**Stated task:** Give an exact copy of every line, leaving images out.

#### Supplied material

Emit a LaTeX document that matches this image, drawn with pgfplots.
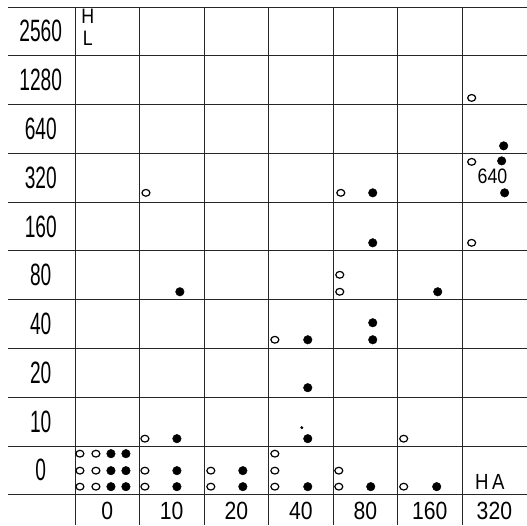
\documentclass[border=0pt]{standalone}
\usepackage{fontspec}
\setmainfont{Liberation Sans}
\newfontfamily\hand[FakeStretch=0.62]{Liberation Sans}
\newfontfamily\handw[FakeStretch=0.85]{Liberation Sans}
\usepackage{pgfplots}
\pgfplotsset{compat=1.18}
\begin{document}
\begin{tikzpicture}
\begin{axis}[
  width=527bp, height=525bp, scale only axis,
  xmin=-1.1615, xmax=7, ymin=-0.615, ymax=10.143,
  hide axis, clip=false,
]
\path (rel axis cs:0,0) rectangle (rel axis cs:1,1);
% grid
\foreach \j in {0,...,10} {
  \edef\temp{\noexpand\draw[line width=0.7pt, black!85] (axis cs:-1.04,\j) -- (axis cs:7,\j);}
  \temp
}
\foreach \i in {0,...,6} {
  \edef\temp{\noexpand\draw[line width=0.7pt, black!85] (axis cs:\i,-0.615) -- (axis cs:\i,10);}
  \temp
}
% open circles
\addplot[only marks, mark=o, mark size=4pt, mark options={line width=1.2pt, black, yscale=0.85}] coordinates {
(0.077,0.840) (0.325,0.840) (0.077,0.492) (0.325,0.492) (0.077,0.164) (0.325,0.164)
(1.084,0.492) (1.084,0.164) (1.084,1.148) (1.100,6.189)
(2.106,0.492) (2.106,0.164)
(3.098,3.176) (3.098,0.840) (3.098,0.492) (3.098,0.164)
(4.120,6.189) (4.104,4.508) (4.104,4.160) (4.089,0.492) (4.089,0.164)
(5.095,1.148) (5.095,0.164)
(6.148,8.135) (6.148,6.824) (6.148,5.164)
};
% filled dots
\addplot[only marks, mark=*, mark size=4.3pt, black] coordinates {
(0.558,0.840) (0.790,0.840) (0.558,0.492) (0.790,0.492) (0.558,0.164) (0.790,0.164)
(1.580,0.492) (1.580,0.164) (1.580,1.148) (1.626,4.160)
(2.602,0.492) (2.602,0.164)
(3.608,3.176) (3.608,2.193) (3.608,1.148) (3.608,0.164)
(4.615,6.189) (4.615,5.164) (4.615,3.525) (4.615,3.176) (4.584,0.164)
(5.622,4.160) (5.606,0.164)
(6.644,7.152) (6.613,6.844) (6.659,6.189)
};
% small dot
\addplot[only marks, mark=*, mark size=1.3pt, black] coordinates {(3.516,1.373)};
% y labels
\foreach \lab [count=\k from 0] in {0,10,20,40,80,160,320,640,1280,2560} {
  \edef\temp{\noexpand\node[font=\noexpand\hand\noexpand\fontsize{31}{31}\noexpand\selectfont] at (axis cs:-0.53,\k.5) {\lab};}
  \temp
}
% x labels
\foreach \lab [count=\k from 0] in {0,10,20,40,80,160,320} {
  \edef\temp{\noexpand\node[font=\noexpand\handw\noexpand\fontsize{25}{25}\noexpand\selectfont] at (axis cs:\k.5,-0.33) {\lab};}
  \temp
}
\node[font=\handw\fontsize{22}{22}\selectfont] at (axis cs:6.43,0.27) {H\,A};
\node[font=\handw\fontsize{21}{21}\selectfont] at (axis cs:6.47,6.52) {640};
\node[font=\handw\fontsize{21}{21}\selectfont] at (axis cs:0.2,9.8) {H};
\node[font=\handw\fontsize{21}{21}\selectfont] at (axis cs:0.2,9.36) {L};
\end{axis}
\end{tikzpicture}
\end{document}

########

**Response for this exercise:**
Emit a LaTeX document that matches this image, drawn with pgfplots.
\documentclass[border=0pt]{standalone}
\usepackage{fontspec}
\setmainfont{Liberation Sans}
\newfontfamily\hand[FakeStretch=0.62]{Liberation Sans}
\newfontfamily\handw[FakeStretch=0.85]{Liberation Sans}
\usepackage{pgfplots}
\pgfplotsset{compat=1.18}
\begin{document}
\begin{tikzpicture}
\begin{axis}[
  width=527bp, height=525bp, scale only axis,
  xmin=-1.1615, xmax=7, ymin=-0.615, ymax=10.143,
  hide axis, clip=false,
]
\path (rel axis cs:0,0) rectangle (rel axis cs:1,1);
% grid
\foreach \j in {0,...,10} {
  \edef\temp{\noexpand\draw[line width=0.7pt, black!85] (axis cs:-1.04,\j) -- (axis cs:7,\j);}
  \temp
}
\foreach \i in {0,...,6} {
  \edef\temp{\noexpand\draw[line width=0.7pt, black!85] (axis cs:\i,-0.615) -- (axis cs:\i,10);}
  \temp
}
% open circles
\addplot[only marks, mark=o, mark size=4pt, mark options={line width=1.2pt, black, yscale=0.85}] coordinates {
(0.077,0.840) (0.325,0.840) (0.077,0.492) (0.325,0.492) (0.077,0.164) (0.325,0.164)
(1.084,0.492) (1.084,0.164) (1.084,1.148) (1.100,6.189)
(2.106,0.492) (2.106,0.164)
(3.098,3.176) (3.098,0.840) (3.098,0.492) (3.098,0.164)
(4.120,6.189) (4.104,4.508) (4.104,4.160) (4.089,0.492) (4.089,0.164)
(5.095,1.148) (5.095,0.164)
(6.148,8.135) (6.148,6.824) (6.148,5.164)
};
% filled dots
\addplot[only marks, mark=*, mark size=4.3pt, black] coordinates {
(0.558,0.840) (0.790,0.840) (0.558,0.492) (0.790,0.492) (0.558,0.164) (0.790,0.164)
(1.580,0.492) (1.580,0.164) (1.580,1.148) (1.626,4.160)
(2.602,0.492) (2.602,0.164)
(3.608,3.176) (3.608,2.193) (3.608,1.148) (3.608,0.164)
(4.615,6.189) (4.615,5.164) (4.615,3.525) (4.615,3.176) (4.584,0.164)
(5.622,4.160) (5.606,0.164)
(6.644,7.152) (6.613,6.844) (6.659,6.189)
};
% small dot
\addplot[only marks, mark=*, mark size=1.3pt, black] coordinates {(3.516,1.373)};
% y labels
\foreach \lab [count=\k from 0] in {0,10,20,40,80,160,320,640,1280,2560} {
  \edef\temp{\noexpand\node[font=\noexpand\hand\noexpand\fontsize{31}{31}\noexpand\selectfont] at (axis cs:-0.53,\k.5) {\lab};}
  \temp
}
% x labels
\foreach \lab [count=\k from 0] in {0,10,20,40,80,160,320} {
  \edef\temp{\noexpand\node[font=\noexpand\handw\noexpand\fontsize{25}{25}\noexpand\selectfont] at (axis cs:\k.5,-0.33) {\lab};}
  \temp
}
\node[font=\handw\fontsize{22}{22}\selectfont] at (axis cs:6.43,0.27) {H\,A};
\node[font=\handw\fontsize{21}{21}\selectfont] at (axis cs:6.47,6.52) {640};
\node[font=\handw\fontsize{21}{21}\selectfont] at (axis cs:0.2,9.8) {H};
\node[font=\handw\fontsize{21}{21}\selectfont] at (axis cs:0.2,9.36) {L};
\end{axis}
\end{tikzpicture}
\end{document}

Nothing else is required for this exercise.